1. **Download and Organize Data Files:**
   - Access the Zindi competition page and download the necessary datasets.
   - Store the datasets in designated folders within the project repository.

2. **Understand Data Structure and Content:**
   - Review the columns and data types in `Train.csv` and `Test.csv`.
   - Explore the metadata and key measurements provided by the satellite and weather data sources.

3. **Verify Data Integrity:**
   - Check for file completeness and integrity to ensure that all necessary data is available for the subsequent analysis phases.

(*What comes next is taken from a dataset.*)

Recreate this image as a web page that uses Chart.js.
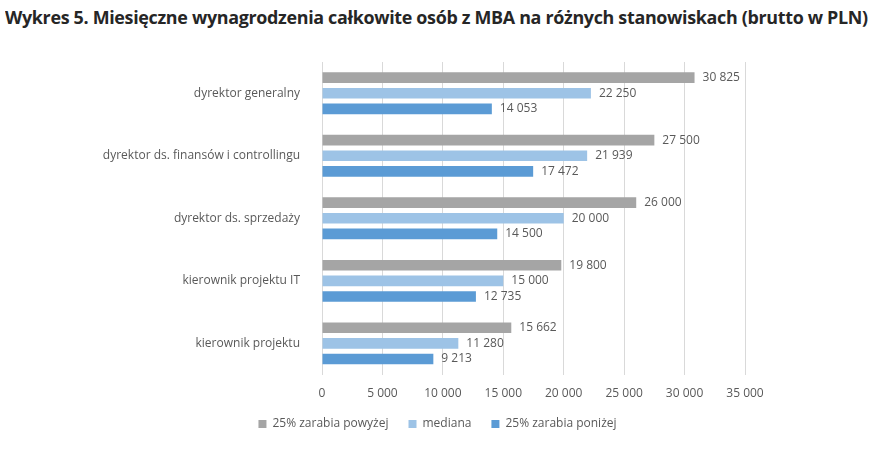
<!DOCTYPE html>
<html>
<head>
<meta charset="utf-8">
<script src="https://cdn.jsdelivr.net/npm/chart.js@4"></script>
<style>
  body { margin: 0; background: #fff; }
  #wrap { position: relative; width: 873px; height: 460px; }
  #title {
    position: absolute; left: 5px; top: 6px; white-space: nowrap;
    font-family: "Open Sans", sans-serif; font-weight: bold; font-size: 17px;
    color: #262626; transform-origin: 0 0; letter-spacing: -0.3px;
  }
  canvas { position: absolute; left: 0; top: 0; }
</style>
</head>
<body>
<div id="wrap">
  <div id="title">Wykres 5. Miesięczne wynagrodzenia całkowite osób z MBA na różnych stanowiskach (brutto w PLN)</div>
  <canvas id="chart" width="873" height="460"></canvas>
</div>
<script>
const categories = ["dyrektor generalny", "dyrektor ds. finansów i controllingu", "dyrektor ds. sprzedaży", "kierownik projektu IT", "kierownik projektu"];
const top25 = [30825, 27500, 26000, 19800, 15662];
const median = [22250, 21939, 20000, 15000, 11280];
const bottom25 = [14053, 17472, 14500, 12735, 9213];
const seriesNames = ["25% zarabia powyżej", "mediana", "25% zarabia poniżej"];

// fit title to width
const t = document.getElementById("title");
t.style.transform = "scaleX(" + (863 / t.scrollWidth) + ")";

function fmt(v) {
  return String(v).replace(/\B(?=(\d{3})+(?!\d))/g, " ");
}

const valueLabels = {
  id: "valueLabels",
  afterDatasetsDraw(chart) {
    const ctx = chart.ctx;
    ctx.save();
    ctx.font = "12px 'Open Sans', sans-serif";
    ctx.fillStyle = "#595959";
    ctx.textBaseline = "middle";
    chart.data.datasets.forEach((ds, i) => {
      chart.getDatasetMeta(i).data.forEach((el, j) => {
        ctx.fillText(fmt(ds.data[j]), el.x + 8, el.y);
      });
    });
    ctx.restore();
  }
};

// legend: fixed height in layout, then placed where the original has it
const legendFix = {
  id: "legendFix",
  afterInit(chart) {
    const lg = chart.legend;
    const fit = lg.fit;
    lg.fit = function () {
      fit.call(this);
      this.height = 40;
    };
  },
  afterLayout(chart) {
    const lg = chart.legend;
    lg.left += 60;
    lg.right += 60;
    lg.top = 398;
    lg.bottom = 446;
  }
};

Chart.defaults.font.family = "'Open Sans', sans-serif";
Chart.defaults.font.size = 12;
Chart.defaults.color = "#595959";

new Chart(document.getElementById("chart"), {
  type: "bar",
  data: {
    labels: categories,
    datasets: [
      { label: seriesNames[0], data: top25, backgroundColor: "#a5a5a5" },
      { label: seriesNames[1], data: median, backgroundColor: "#9dc3e6" },
      { label: seriesNames[2], data: bottom25, backgroundColor: "#5b9bd5" }
    ]
  },
  options: {
    indexAxis: "y",
    responsive: false,
    animation: false,
    categoryPercentage: 0.75,
    barPercentage: 0.68,
    layout: { padding: { top: 62, right: 128, left: 10, bottom: 7 } },
    scales: {
      x: {
        min: 0, max: 35000,
        ticks: { stepSize: 5000, callback: v => fmt(v), padding: 12 },
        grid: { color: "#d9d9d9", drawTicks: false },
        border: { display: false }
      },
      y: {
        grid: { display: false },
        border: { display: false },
        ticks: { padding: 14 },
        afterFit: s => { s.width = 312; }
      }
    },
    plugins: {
      legend: {
        position: "bottom",
        labels: { boxWidth: 8, boxHeight: 8, padding: 20 }
      },
      tooltip: { enabled: false }
    }
  },
  plugins: [valueLabels, legendFix]
});
</script>
</body>
</html>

4. **Document Data Sources and Attributes:**
   - Maintain clear documentation of the data sources, variable definitions, and any relevant metadata to facilitate data understanding and preprocessing.

### Expected Outcome

By the end of this notebook, we will have successfully **collected and organized all necessary datasets** required for the project. This foundational step ensures that we have access to comprehensive and high-quality data, setting the stage for effective data cleaning, preprocessing, and subsequent modeling efforts.

---

## ⚙️ Setting-Up the Working Enviroment

In [1]:
import warnings
warnings.filterwarnings("ignore")

# Avoid restarting Kernel 
%load_ext autoreload
%autoreload 2

import pandas as pd

---

## 📥 Loading the Data

In this project, our focus is solely on the training dataset (`Train.csv`). This decision is based on our objective to develop and validate a predictive model for **PM2.5 particulate matter** concentrations without participating in the Zindi competition's submission process.

In [2]:
# Load the data into a Pandas DataFrame
df = pd.read_csv('../data/air_pollution_data.csv')

---

## 🔍 Initial Data Inspection

In [3]:
df.head()

Unnamed: 0,id,site_id,site_latitude,site_longitude,city,country,date,hour,sulphurdioxide_so2_column_number_density,sulphurdioxide_so2_column_number_density_amf,...,cloud_cloud_top_height,cloud_cloud_base_pressure,cloud_cloud_base_height,cloud_cloud_optical_depth,cloud_surface_albedo,cloud_sensor_azimuth_angle,cloud_sensor_zenith_angle,cloud_solar_azimuth_angle,cloud_solar_zenith_angle,pm2_5
0,id_vjcx08sz91,6531a46a89b3300013914a36,6.53257,3.39936,Lagos,Nigeria,2023-10-25,13,,,...,,,,,,,,,,12.015
1,id_bkg215syli,6531a46a89b3300013914a36,6.53257,3.39936,Lagos,Nigeria,2023-11-02,12,,,...,,,,,,,,,,42.2672
2,id_oui2pot3qd,6531a46a89b3300013914a36,6.53257,3.39936,Lagos,Nigeria,2023-11-03,13,,,...,6791.682888,51171.802486,5791.682829,11.816715,0.192757,-96.41189,61.045123,-121.307414,41.898269,39.450741
3,id_9aandqzy4n,6531a46a89b3300013914a36,6.53257,3.39936,Lagos,Nigeria,2023-11-08,14,,,...,,,,,,,,,,10.5376
4,id_ali5x2m4iw,6531a46a89b3300013914a36,6.53257,3.39936,Lagos,Nigeria,2023-11-09,13,0.000267,0.774656,...,1451.050659,96215.90625,451.050598,10.521009,0.153114,-97.811241,49.513439,-126.064453,40.167355,19.431731


The data is retrieved and verified. Now, it is ready for further analysis.